Complex data science will require being well versed in both disciplines. Given that data science is still a constantly evolving field, students on this track will not all be following the same path until the norms are more established. One standard thing, however, is the language of data science. Let’s take a look at some terms that all data science students should know and be familiar with.
Business intelligence (BI) is one of the first terms that every data scientist should know and understand. So, what is BI? The term relates to the technologies, applications, and practices that make the collection, integration, analysis, and presentation of business information possible. Business intelligence leads to better business decision making. Business Intelligence systems are basically data-driven decision support systems (DSS). This definition of business intelligence is a modern interpretation that takes into account the information and technology that exists today.
BI has had a complicated history as a buzzword, however. Traditional business intelligence emerged in the 1960s as a practice of sharing information across organizations. It evolved further in the 1980s as computer models arose for decision-making and turning data into insights. Today, modern BI solutions include flexible self-service analysis, data governance on trusted platforms, business users who are empowered, and faster insights.
This term refers to the mass amounts of data collected today and is essential to understanding data science processes. Big data relates to data sets that are so large, fast, and complex that it’s almost impossible to process using traditional methods. Big data has been compared to collecting all of the dashboard data from every car on the road each day.

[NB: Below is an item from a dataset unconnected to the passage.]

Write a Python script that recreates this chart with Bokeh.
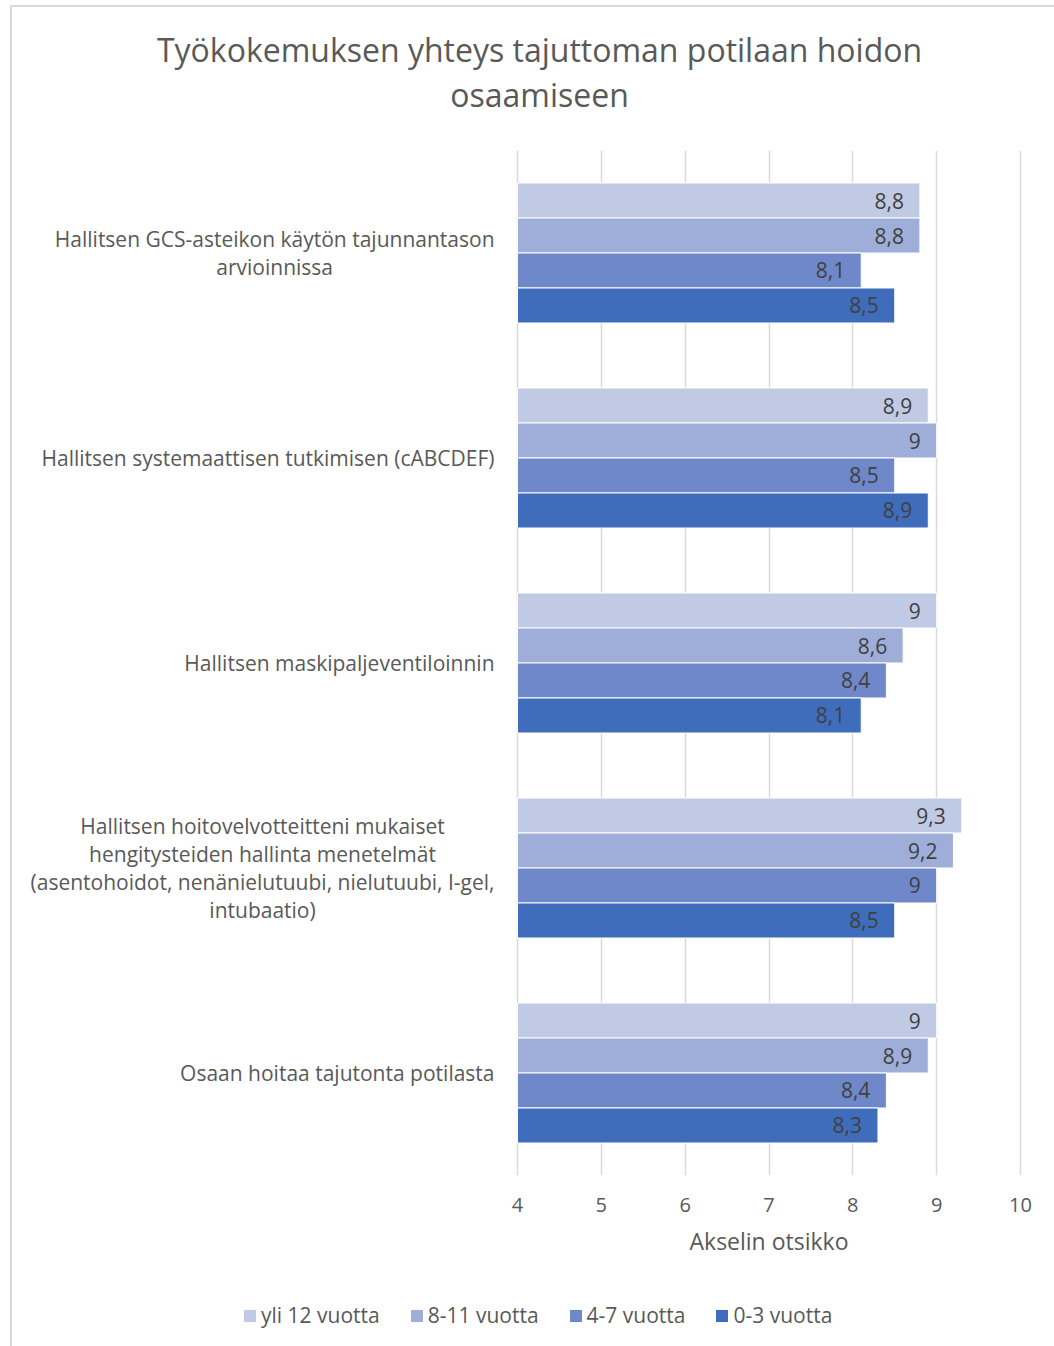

The volume of that data is almost incomprehensible. Although the notion of big data itself is relatively new, the elements of large data sets go back to the 1960s and ’70s. With the inception of smart devices, everything from refrigerators to industrial robots is connected to the internet and provide immense amounts of big data.
Machine learning is the utilization of artificial intelligence technology and data science to enable systems to automatically learn and improve from experience without specific programming. Machine learning concentrates on the development of smart computer programs that access data and use it learn for themselves.
The method of learning works with observations or data, such as examples, direct experience, or instruction, to analyze patterns in data and make better decisions. Machine learning is the process that powers many of the recommendation services today such as Netflix, YouTube, and Spotify, and search engines like Google.
Data visualization is a graphic representation of data in the form of graphs, tables, charts, or other visual illustrations. Simply put, it communicates the relationships of the data with images. Data visualization allows trends and patterns to be seen more easily. With the influx of big data, visualizations help to interpret increasingly larger batches of data. Data visualization is helping to interpret and analyze data in a wide variety of industries. From finance, marketing and tech, to manufacturing and publishing visualized data can be used by businesses to inform operational decisions.
Data storytelling is emerging as the quickest and best way to empower a team to both understand and act on data. Through the power of sound narratives, data can be used to tell the story of trends and patterns that are used to influence informed decisions. Data storytelling literally takes data and turns it into compelling stories. It brings data and visualizations together and creates a narrative to convey a credible analytical approach, confidence in the results, and a compelling set of actionable insights.